Justice Potter Stewart: In one case it is.
Mr. E. James Gildea: There is a distinction between two cases.
Justice Potter Stewart: A properly constituted court with subject matter jurisdiction and personal jurisdiction that --
Mr. E. James Gildea: That’s correct.
Justice Potter Stewart: -- it is a proper constituted court and you know I suppose there is no court at all.
Mr. E. James Gildea: That's correct.
Justice Thurgood Marshall: Is your point really like for the lack of a better word, you say there has to be a valid acquittal?
Mr. E. James Gildea: No, I don't think so.
I put it against --
Justice Thurgood Marshall: But it has to be acquittal of -- it could be an acquittal of a court without jurisdiction you wouldn't buy that?
Mr. E. James Gildea: In the one case --
Justice Thurgood Marshall: Doesn't it -- I would say, you could.
Mr. E. James Gildea: If the court has the appearance of judicial authority and if there is a defect in the mechanism by which that court exercises its judicial authority, then in that instance, if the case proceeds to a verdict and there is an acquittal, then the question remains, what is the purpose of the double jeopardy rule.
And in this situation, in that situation we're speaking about, again, if the merits have been regularly tried before a court that has apparent jurisdiction to try the case, and it's resolved in favor of the defendant, then the question becomes, well, what is the infirmity in that verdict and the subsequent judgment and the infirmity is a technical one, is it not?
The infirmity being that the, there was not a regular procedure in which that judge was authorized to try the case.
Now bearing in mind that when we speak about the principle of double jeopardy, we are talking about competing interest.
We are talking about the interest of society in punishing the guilty, assuming that that's a legitimate interest and we are talking about the interest of the defendant in being tried in a single prosecution.
Now, when we contrast those two interests in the situation that we are talking about, can we say and I think this is how I would resolve the question, can we say that the state or the prosecution or society by virtue of that defect in the procedure whereby the judgment was rendered, suffered such prejudice that the verdict should be overturned and I would say in that instance no, it hasn't suffered any prejudice.
Justice Thurgood Marshall: Can you back up just a minute?
Why wasn't this indictment subject to be amended?
Is that Illinois law to --
Mr. E. James Gildea: That's Illinois law.

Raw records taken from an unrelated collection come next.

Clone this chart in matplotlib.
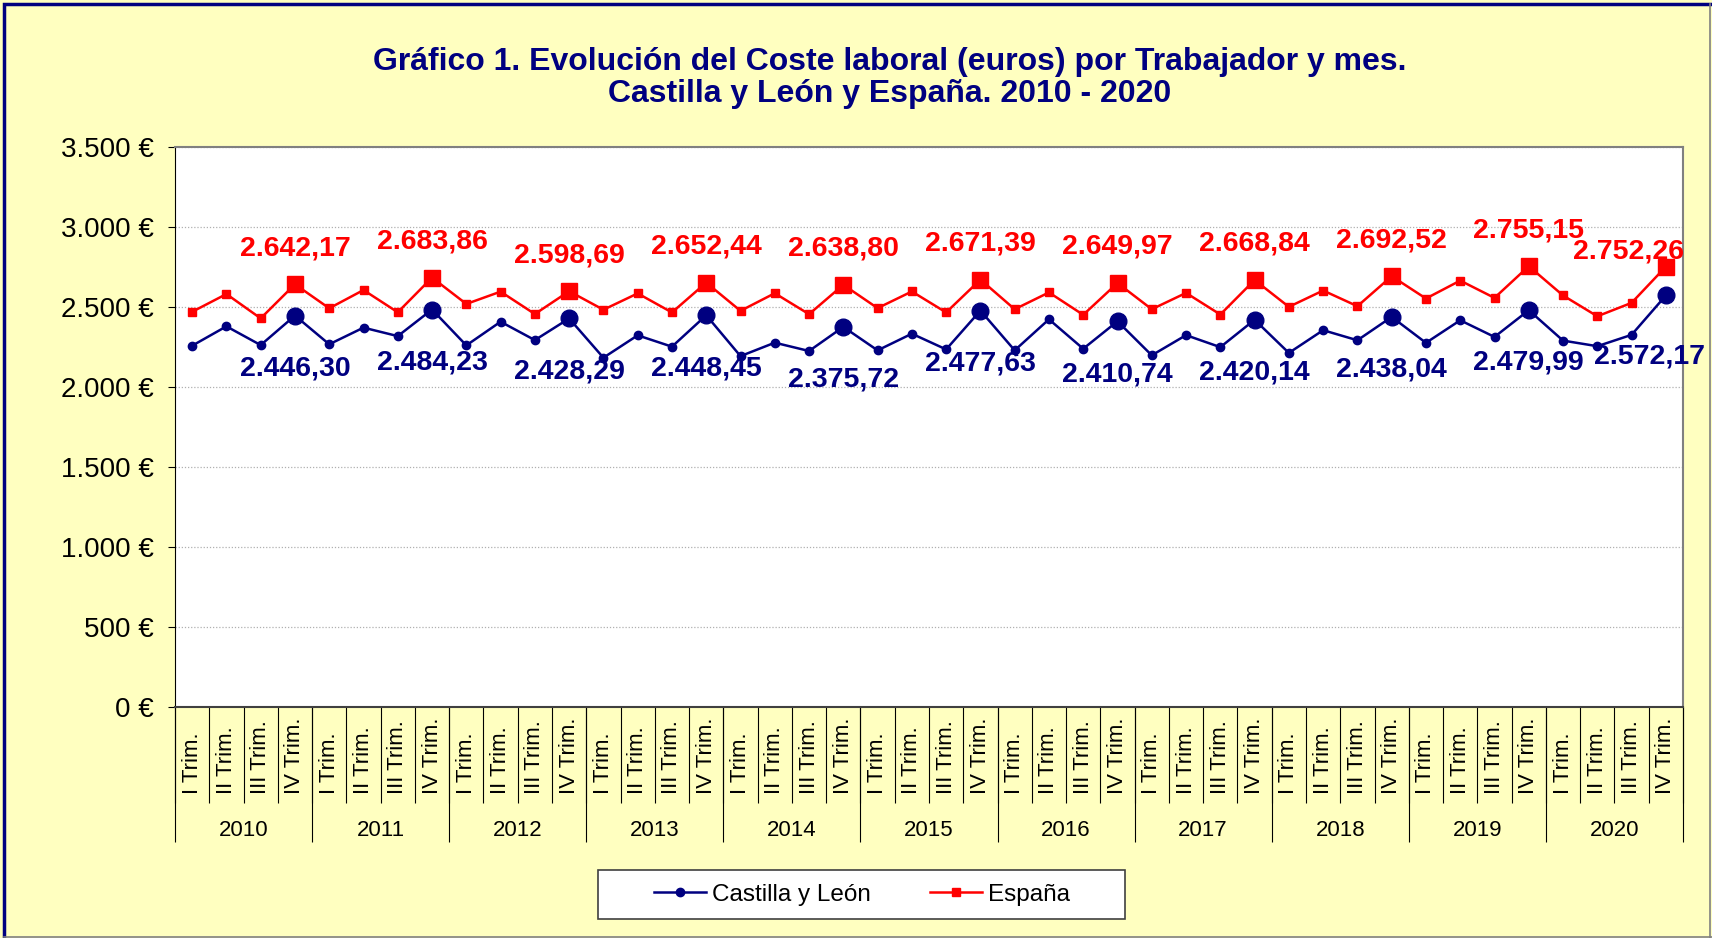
import numpy as np
import matplotlib
matplotlib.use('Agg')
import matplotlib.pyplot as plt
from matplotlib.patches import Rectangle
from matplotlib.lines import Line2D

plt.rcParams['font.family'] = ['Liberation Sans', 'DejaVu Sans']

years = ['2010', '2011', '2012', '2013', '2014', '2015', '2016', '2017', '2018', '2019', '2020']
quarters = ['I Trim.', 'II Trim.', 'III Trim.', 'IV Trim.']

# Castilla y Leon, euros per worker and month (4 quarters per year)
cyl = [2258, 2379, 2262, 2446.30,
       2267, 2371, 2318, 2484.23,
       2260, 2408, 2293, 2428.29,
       2183, 2323, 2252, 2448.45,
       2193, 2277, 2225, 2375.72,
       2229, 2333, 2235, 2477.63,
       2229, 2423, 2239, 2410.74,
       2198, 2324, 2249, 2420.14,
       2213, 2355, 2292, 2438.04,
       2276, 2417, 2313, 2479.99,
       2290, 2255, 2326, 2572.17]
# Espana
esp = [2470, 2581, 2429, 2642.17,
       2492, 2606, 2467, 2683.86,
       2519, 2596, 2456, 2598.69,
       2483, 2585, 2466, 2652.44,
       2476, 2586, 2455, 2638.80,
       2493, 2597, 2466, 2671.39,
       2486, 2591, 2451, 2649.97,
       2486, 2588, 2453, 2668.84,
       2501, 2603, 2505, 2692.52,
       2553, 2665, 2557, 2755.15,
       2572, 2442, 2526, 2752.26]

navy = '#000080'
red = '#FF0000'
bg = '#FFFFC0'

def es_fmt(v, dec=2):
    s = '{:,.{d}f}'.format(v, d=dec)
    return s.replace(',', 'X').replace('.', ',').replace('X', '.')

n = len(cyl)
x = np.arange(n)
cyl = np.array(cyl)
esp = np.array(esp)

fig = plt.figure(figsize=(17.12, 9.38), dpi=100, facecolor=bg)
ax = fig.add_axes([175/1712, 1-707/938, (1683-175)/1712, (707-147)/938])
ax.set_facecolor('white')

ax.plot(x, cyl, color=navy, lw=1.8, marker='o', ms=6, label='Castilla y León')
ax.plot(x, esp, color=red, lw=1.8, marker='s', ms=6, label='España')
# big markers on IV Trim.
ax.plot(x[3::4], cyl[3::4], ls='none', marker='o', ms=12, color=navy)
ax.plot(x[3::4], esp[3::4], ls='none', marker='s', ms=12, color=red)

# last labels pushed left so they stay inside the plot
last = len(x[3::4]) - 1
for i, (xi, v) in enumerate(zip(x[3::4], esp[3::4])):
    dx, dy = (-27, 11) if i == last else (0, 26)
    ax.annotate(es_fmt(v), (xi, v), xytext=(dx, dy), textcoords='offset points',
                ha='center', va='center', color=red, fontsize=20.5, fontweight='bold')
for i, (xi, v) in enumerate(zip(x[3::4], cyl[3::4])):
    dx, dy = (-12, -44) if i == last else (0, -38)
    ax.annotate(es_fmt(v), (xi, v), xytext=(dx, dy), textcoords='offset points',
                ha='center', va='center', color=navy, fontsize=20.5, fontweight='bold')

# y axis
ax.set_ylim(0, 3500)
yt = np.arange(0, 3501, 500)
ax.set_yticks(yt, [es_fmt(v, 0) + ' €' for v in yt])
ax.tick_params(axis='y', labelsize=20, length=5, width=0.8, pad=10)
ax.grid(axis='y', color='#b0b0b0', ls=(0, (1, 1.5)), lw=0.9)
ax.set_axisbelow(True)

# x axis: quarters, then years
ax.set_xlim(-0.5, n - 0.5)
ax.set_xticks(x, quarters * len(years), rotation=90, va='bottom', fontsize=16)
ax.tick_params(axis='x', which='major', length=0, pad=63)
ax.set_xticks(np.arange(-0.5, n), minor=True)
ax.tick_params(axis='x', which='minor', length=69, width=0.8, color='black')

sec = ax.secondary_xaxis('bottom')
sec.set_xticks(np.arange(-0.5, n, 4), [''] * (len(years) + 1))
sec.tick_params(axis='x', which='major', length=97, width=0.8)
sec.set_xticks(np.arange(1.5, n, 4), years, minor=True)
sec.tick_params(axis='x', which='minor', length=0, pad=81, labelsize=16)
sec.spines['bottom'].set_visible(False)

for s in ['top', 'right']:
    ax.spines[s].set_color('#808080')
    ax.spines[s].set_linewidth(1.5)
ax.spines['left'].set_color('black')
ax.spines['bottom'].set_color('#404040')
ax.spines['bottom'].set_linewidth(1.5)

# title
fig.text(890/1712, 1-78/938,
         'Gráfico 1. Evolución del Coste laboral (euros) por Trabajador y mes.\n'
         'Castilla y León y España. 2010 - 2020',
         ha='center', va='center', color=navy, fontsize=23, fontweight='bold',
         linespacing=1.13)

# legend box
fig.patches.append(Rectangle((598/1712, 1-919/938), 527/1712, 49/938,
                             transform=fig.transFigure, facecolor='white',
                             edgecolor='#404040', lw=1.2, zorder=1))
h1 = Line2D([], [], color=navy, lw=1.8, marker='o', ms=6)
h2 = Line2D([], [], color=red, lw=1.8, marker='s', ms=6)
fig.legend([h1, h2], ['Castilla y León', 'España'], loc='center',
           bbox_to_anchor=(862/1712, 1-894.5/938), ncol=2, frameon=False,
           fontsize=17.5, handlelength=2.15, handletextpad=0.25, columnspacing=2.4)

# figure border
fig.patches.append(Rectangle((4/1712, -0.1), 1.2, 0.1 + 934/938,
                             transform=fig.transFigure, fill=False,
                             edgecolor=navy, lw=2.5))
fig.lines.append(Line2D([1710/1712, 1710/1712], [0, 934/938],
                        transform=fig.transFigure, color='#808080', lw=1.2))
fig.lines.append(Line2D([4/1712, 1], [1/938, 1/938],
                        transform=fig.transFigure, color='#808080', lw=1.2))

fig.savefig('out.png', dpi=100, facecolor=bg)
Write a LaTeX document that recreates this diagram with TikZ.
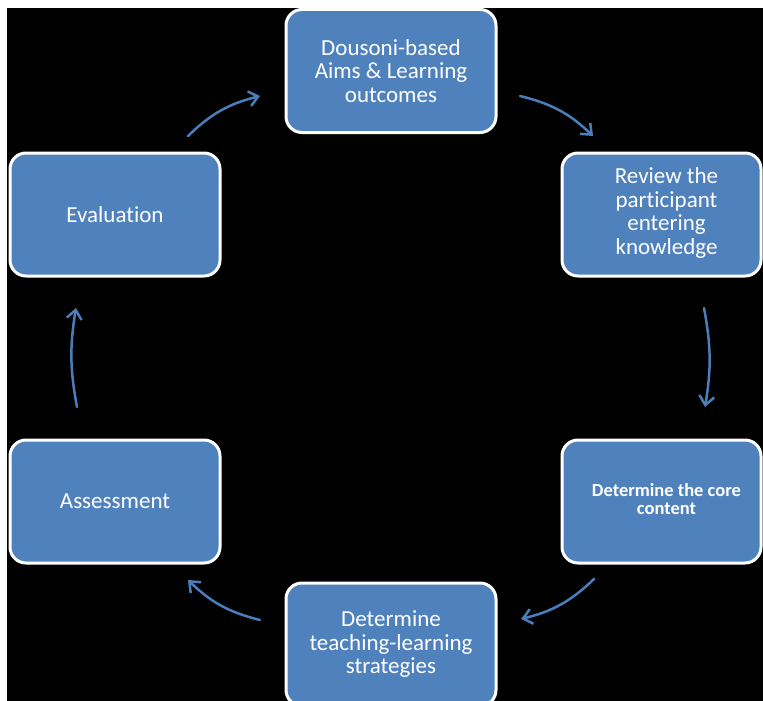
\documentclass[tikz,border=0pt]{standalone}
\usepackage{fontspec}
\setmainfont{Carlito}[Ligatures={NoCommon}]
\usetikzlibrary{arrows.meta}
\definecolor{boxblue}{HTML}{4F81BD}
\definecolor{arrblue}{HTML}{4A7EBB}
\newcommand{\rtext}[1]{\hspace*{10pt}\begin{tabular}{@{}c@{}}#1\end{tabular}}
\begin{document}
\begin{tikzpicture}[x=1pt,y=-1pt,
  stage/.style={draw=white, line width=3pt, fill=boxblue, rounded corners=16pt,
    minimum width=210pt, minimum height=123pt, inner sep=0pt,
    text=white, align=center, font=\fontsize{23}{23.5}\selectfont},
  stagenarrow/.style={stage, minimum width=199pt},
  cyc/.style={draw=arrblue, line width=2.5pt, line cap=round,
    -{Straight Barb[length=9pt,width=15pt,line width=2.5pt]}}]
\useasboundingbox (0,0) rectangle (763,701);
\clip (0,0) rectangle (763,701);
\fill[white] (0,0) rectangle (763,701);
\fill[black] (7,8) rectangle (763,701);

\node[stage] (aims) at (391,71) {Dousoni-based\\Aims \& Learning\\outcomes};
\node[stagenarrow] (review) at (661.5,214.5) {\rtext{Review the\\participant\\entering\\knowledge}};
\node[stagenarrow, font=\bfseries\fontsize{18.5}{18}\selectfont] (core) at (661.5,501.5) {\rtext{Determine the core\\content}};
\node[stage] (teach) at (391,644.5) {Determine\\teaching-learning\\strategies};
\node[stage] (assess) at (115,501.5) {Assessment};
\node[stage] (eval) at (115,214.5) {Evaluation};

\coordinate (a1s) at (188,136); \coordinate (a1e) at (260,96);
\coordinate (a2s) at (520,96);  \coordinate (a2e) at (593,136);
\coordinate (a3s) at (704,308); \coordinate (a3e) at (705,407);
\coordinate (a4s) at (594,579); \coordinate (a4e) at (521,619);
\coordinate (a5s) at (260,620); \coordinate (a5e) at (188,580);
\coordinate (a6s) at (77,407);  \coordinate (a6e) at (76,308);

\draw[cyc] (a1s) to[bend left=15] (a1e);
\draw[cyc] (a2s) to[bend left=15] (a2e);
\draw[cyc] (a3s) to[bend left=10] (a3e);
\draw[cyc] (a4s) to[bend left=15] (a4e);
\draw[cyc] (a5s) to[bend left=15] (a5e);
\draw[cyc] (a6s) to[bend left=10] (a6e);
\end{tikzpicture}
\end{document}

Illinois does have an amendment statute but only after formal defects, but this went to the -- and for that reason it wasn't subject to being amended and --
Chief Justice Warren E. Burger: Mr. Gildea, suppose instead of a non judge, a spurious judge, you had a situation where the judge was a genuine judge and you had a valid indictment, but someone just forgot to administer the oath of office to the jurors and he went on with the trial.
Mr. E. James Gildea: Well, there again --
Chief Justice Warren E. Burger: That was a valid trial?
Mr. E. James Gildea: I think so Your Honor and perhaps this is bringing up the point that I should have made before.
In this case what we are talking about, we are talking about technical flaws which will occur, much the same as they occurred in the case of Lovato versus New Mexico where the defendant pleaded and barred and that was overruled and there was a failure to arraign the defendant and they proceeded to trial and they recognized that, they rearraigned him which was a technical mistrial and they proceeded with the trial.
That's one instance.
Now again I say, how was the states are prejudice in terms of the ultimate judgment, verdict and judgment?
But, if you're talking about, let us say a judge who has absolutely no authority to preside than the state in that instance is prejudiced, society is prejudiced because it cannot tolerate persons without judicial authority presiding in criminal cases.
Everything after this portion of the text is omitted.